They probably are, but all you see is what happens on the pitch and what you think happens on the training pitch. That whole kicking a ball around and training line is not even 10% of what you see.
Think how many thousand of kids every year, at clubs all over the world try an make it as a footballer. Think of all the hours of training, the missing doing normal shit with your mates after school because you have to train or travel to a match. A lot of them either convince themselves or train so hard they think they'll make it, so a lot of them don't do as well at school because of the lifestyle. Then they get dumped. Told you aren't good enough, sorry. They have nothing to fall back on, no plan B. How many times do you read about people who have gone off the rails who were talented footballers as kids?

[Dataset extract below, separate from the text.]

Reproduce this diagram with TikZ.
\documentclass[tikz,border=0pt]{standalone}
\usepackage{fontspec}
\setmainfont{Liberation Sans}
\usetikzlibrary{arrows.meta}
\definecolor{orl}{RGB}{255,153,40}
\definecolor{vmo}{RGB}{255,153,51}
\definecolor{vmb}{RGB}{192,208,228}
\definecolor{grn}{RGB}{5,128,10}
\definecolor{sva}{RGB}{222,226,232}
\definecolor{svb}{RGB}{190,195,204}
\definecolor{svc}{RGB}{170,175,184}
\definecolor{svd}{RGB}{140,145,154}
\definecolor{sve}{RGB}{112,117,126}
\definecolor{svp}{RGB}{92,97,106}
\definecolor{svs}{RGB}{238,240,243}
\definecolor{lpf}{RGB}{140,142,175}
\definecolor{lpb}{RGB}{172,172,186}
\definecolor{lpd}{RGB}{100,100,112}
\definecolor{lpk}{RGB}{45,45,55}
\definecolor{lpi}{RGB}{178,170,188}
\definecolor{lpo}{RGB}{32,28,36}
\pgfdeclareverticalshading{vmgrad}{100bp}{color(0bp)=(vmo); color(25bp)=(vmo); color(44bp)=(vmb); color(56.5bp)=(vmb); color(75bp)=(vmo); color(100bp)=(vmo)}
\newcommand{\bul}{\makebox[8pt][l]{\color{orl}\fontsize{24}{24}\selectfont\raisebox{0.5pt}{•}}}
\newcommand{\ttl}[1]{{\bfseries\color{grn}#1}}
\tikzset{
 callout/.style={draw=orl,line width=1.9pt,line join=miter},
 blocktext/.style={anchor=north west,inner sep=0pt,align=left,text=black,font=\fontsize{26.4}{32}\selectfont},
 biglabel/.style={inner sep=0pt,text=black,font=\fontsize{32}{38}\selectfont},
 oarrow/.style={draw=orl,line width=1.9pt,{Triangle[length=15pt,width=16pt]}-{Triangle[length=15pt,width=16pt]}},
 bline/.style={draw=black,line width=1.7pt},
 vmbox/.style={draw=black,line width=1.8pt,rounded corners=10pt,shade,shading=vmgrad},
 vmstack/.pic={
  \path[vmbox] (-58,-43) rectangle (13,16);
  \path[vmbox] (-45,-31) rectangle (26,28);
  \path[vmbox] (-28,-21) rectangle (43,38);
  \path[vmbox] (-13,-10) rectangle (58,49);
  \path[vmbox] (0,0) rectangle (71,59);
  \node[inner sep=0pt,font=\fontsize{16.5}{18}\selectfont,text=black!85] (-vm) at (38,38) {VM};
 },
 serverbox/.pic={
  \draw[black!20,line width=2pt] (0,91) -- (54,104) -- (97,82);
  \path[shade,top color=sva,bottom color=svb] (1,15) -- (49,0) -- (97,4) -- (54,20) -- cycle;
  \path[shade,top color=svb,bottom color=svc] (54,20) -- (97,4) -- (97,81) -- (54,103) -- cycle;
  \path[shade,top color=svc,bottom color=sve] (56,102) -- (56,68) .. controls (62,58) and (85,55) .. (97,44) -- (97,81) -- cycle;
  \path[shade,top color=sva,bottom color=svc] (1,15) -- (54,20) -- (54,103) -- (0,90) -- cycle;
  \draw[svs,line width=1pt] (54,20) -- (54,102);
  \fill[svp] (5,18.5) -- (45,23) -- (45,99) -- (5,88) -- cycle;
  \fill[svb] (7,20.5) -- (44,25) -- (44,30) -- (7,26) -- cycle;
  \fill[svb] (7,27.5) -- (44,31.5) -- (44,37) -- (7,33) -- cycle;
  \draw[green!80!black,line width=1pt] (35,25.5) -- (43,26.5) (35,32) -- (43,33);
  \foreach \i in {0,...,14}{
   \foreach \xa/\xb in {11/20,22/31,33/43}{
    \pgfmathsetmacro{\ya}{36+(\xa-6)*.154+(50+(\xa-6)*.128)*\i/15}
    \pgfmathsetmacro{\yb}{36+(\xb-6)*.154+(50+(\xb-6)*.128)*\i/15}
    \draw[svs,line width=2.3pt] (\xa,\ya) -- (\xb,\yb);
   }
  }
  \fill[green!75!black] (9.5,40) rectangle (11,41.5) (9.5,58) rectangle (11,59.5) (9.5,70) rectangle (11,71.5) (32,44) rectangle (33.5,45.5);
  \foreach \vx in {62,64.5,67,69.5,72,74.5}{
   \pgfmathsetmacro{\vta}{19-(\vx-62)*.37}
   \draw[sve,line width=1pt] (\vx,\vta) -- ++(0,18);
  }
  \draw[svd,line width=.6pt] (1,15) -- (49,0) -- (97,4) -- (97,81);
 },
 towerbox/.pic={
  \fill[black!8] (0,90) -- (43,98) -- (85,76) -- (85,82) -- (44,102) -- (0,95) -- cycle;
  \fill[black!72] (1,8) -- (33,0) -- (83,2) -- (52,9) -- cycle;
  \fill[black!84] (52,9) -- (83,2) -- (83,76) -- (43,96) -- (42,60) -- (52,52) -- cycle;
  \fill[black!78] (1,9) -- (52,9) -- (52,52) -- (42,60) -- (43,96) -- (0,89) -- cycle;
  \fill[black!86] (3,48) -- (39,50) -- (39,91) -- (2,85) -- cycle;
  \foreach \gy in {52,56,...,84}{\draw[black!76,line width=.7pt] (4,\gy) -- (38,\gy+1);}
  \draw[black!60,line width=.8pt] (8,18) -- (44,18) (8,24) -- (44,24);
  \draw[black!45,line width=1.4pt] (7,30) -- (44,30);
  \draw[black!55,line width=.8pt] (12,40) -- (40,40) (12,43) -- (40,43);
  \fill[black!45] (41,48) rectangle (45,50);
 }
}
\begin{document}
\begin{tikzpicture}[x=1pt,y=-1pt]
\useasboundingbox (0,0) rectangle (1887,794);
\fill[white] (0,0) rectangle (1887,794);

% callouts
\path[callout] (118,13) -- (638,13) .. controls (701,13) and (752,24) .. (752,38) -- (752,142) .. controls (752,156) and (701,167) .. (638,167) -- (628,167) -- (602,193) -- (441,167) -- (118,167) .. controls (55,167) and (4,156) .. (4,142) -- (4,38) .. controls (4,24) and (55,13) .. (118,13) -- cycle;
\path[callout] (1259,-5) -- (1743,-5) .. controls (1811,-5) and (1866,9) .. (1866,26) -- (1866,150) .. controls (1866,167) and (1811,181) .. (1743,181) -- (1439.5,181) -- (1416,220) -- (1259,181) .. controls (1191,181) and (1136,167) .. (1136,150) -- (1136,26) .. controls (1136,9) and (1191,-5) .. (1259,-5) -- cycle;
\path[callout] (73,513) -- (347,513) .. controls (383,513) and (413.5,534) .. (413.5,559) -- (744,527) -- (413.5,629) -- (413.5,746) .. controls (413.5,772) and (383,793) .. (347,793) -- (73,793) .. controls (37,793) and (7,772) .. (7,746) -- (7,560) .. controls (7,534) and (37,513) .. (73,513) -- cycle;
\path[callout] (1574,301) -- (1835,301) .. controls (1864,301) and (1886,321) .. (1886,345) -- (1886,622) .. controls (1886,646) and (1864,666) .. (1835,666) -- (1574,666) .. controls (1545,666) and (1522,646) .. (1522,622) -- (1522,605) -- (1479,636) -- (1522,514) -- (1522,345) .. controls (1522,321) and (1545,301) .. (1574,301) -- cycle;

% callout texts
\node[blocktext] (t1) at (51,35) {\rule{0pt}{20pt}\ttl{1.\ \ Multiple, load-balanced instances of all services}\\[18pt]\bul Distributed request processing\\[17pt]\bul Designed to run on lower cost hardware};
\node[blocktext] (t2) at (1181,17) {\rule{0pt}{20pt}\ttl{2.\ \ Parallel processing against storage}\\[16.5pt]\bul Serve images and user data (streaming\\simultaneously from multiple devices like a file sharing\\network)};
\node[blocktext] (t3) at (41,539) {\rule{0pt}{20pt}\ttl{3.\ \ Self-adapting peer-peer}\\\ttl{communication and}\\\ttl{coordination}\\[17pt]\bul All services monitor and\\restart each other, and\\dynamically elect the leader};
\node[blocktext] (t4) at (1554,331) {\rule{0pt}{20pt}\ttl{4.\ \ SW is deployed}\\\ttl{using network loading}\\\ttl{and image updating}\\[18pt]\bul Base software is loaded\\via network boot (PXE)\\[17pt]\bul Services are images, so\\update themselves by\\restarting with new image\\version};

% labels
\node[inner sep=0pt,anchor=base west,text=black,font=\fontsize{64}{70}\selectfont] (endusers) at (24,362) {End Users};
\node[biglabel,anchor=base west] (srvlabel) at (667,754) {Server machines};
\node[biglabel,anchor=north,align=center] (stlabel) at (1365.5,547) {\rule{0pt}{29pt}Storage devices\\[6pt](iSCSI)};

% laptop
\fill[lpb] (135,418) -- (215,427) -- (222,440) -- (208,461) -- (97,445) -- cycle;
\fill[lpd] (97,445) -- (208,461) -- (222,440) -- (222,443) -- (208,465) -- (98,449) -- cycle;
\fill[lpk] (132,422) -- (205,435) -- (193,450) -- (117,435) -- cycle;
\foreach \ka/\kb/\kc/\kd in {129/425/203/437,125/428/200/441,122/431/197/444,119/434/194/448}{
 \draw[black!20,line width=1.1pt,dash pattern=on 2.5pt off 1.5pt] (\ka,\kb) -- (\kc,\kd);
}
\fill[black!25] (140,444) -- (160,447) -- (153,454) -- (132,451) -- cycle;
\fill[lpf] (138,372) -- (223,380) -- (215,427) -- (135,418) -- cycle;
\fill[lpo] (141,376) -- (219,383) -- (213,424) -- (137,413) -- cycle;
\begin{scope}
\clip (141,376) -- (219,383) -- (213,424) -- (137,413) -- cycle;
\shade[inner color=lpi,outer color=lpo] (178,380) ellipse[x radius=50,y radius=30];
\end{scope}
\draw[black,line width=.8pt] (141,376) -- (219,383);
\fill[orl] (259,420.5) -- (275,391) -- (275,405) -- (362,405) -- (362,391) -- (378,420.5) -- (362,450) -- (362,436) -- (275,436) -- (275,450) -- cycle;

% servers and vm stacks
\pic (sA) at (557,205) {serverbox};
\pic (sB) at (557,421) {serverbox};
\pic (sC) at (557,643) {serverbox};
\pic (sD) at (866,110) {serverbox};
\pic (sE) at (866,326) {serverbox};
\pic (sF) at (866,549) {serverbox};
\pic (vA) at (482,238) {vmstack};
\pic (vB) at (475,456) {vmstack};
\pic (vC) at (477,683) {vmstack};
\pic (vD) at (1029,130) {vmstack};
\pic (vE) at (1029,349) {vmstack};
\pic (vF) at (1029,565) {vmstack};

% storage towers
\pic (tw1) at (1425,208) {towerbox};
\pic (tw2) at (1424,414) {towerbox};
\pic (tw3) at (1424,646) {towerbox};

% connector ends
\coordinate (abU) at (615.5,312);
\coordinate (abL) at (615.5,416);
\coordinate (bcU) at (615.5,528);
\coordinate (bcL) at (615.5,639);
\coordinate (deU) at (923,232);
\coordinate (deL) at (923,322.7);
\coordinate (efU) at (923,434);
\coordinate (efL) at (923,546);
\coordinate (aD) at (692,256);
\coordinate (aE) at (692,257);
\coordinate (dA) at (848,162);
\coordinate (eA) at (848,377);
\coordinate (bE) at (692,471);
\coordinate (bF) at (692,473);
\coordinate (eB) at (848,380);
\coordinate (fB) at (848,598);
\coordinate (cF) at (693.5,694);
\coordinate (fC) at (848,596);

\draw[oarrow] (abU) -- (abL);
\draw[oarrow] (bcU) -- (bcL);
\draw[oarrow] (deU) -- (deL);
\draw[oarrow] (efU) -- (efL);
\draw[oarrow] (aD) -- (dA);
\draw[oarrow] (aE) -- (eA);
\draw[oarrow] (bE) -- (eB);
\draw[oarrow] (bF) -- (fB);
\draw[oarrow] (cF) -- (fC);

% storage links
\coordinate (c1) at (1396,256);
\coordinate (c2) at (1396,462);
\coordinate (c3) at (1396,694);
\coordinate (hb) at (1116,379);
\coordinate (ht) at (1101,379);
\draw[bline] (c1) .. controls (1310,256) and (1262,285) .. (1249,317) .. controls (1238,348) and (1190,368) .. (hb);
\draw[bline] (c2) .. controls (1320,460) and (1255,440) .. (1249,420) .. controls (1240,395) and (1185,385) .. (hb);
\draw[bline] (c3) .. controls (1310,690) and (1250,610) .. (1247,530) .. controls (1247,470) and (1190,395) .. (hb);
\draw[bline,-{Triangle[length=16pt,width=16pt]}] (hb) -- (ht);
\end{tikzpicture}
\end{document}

To make it to the very top there are years and years of sacrifices that we take for granted. You can't have a night out without being interrupted all night. No swift pint after work. It may make it easier to meet women (probably way out your league too), but you hardly see them. Travel to away games, internationals, training camps etc. You and your kids sacrifice those special moments like first words or school plays because you are in the arse end of nowhere for a World Cup qualifier against a bunch of part timers. You can't drink excessively (if at all), you have to have specific diets etc. It's also a short career, maybe 15 years. Then what are you qualified for? What do you do with your life to fill the void left by football? You may have money, but that can make it worse. Keith Gillespie had loads of money but also tons of free time after football so filled it with Gambling. Just because you are rich doesn't make societal or mental issues go away, it changes the dynamic obviously, but they still exist. With some of the players from poorer countries they essentially have to bankroll all their friends and family too, hence some of the huge entourages that appear. Not because they probably want to, but because it's the only way to keep them in a somewhat comfortable life.

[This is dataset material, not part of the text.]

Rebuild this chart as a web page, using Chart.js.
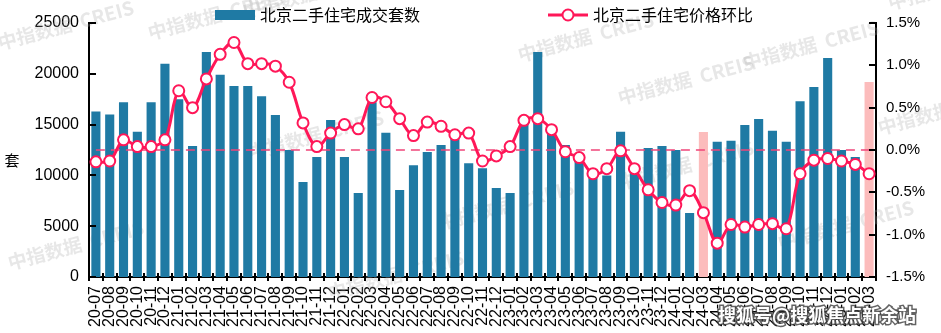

So yeah, I'd say they deserve what they can get. For the most part they are a bunch of working class kids who did good, sacrificed huge chunks of childhood and as adults sacrifice even more things we take for granted and for which there is a small window of time to make money to set themselves and their families up for life. In a world where Jeff Bezos makes billions exploiting working class people to work for minimum wage and forcing them to piss in bottles, it's good to see some of them take their slice of a very lucrative pie. Wages are a cost of doing business and the Premier League does very fucking good business based on the talents and sacrifices of those 20 squads of players.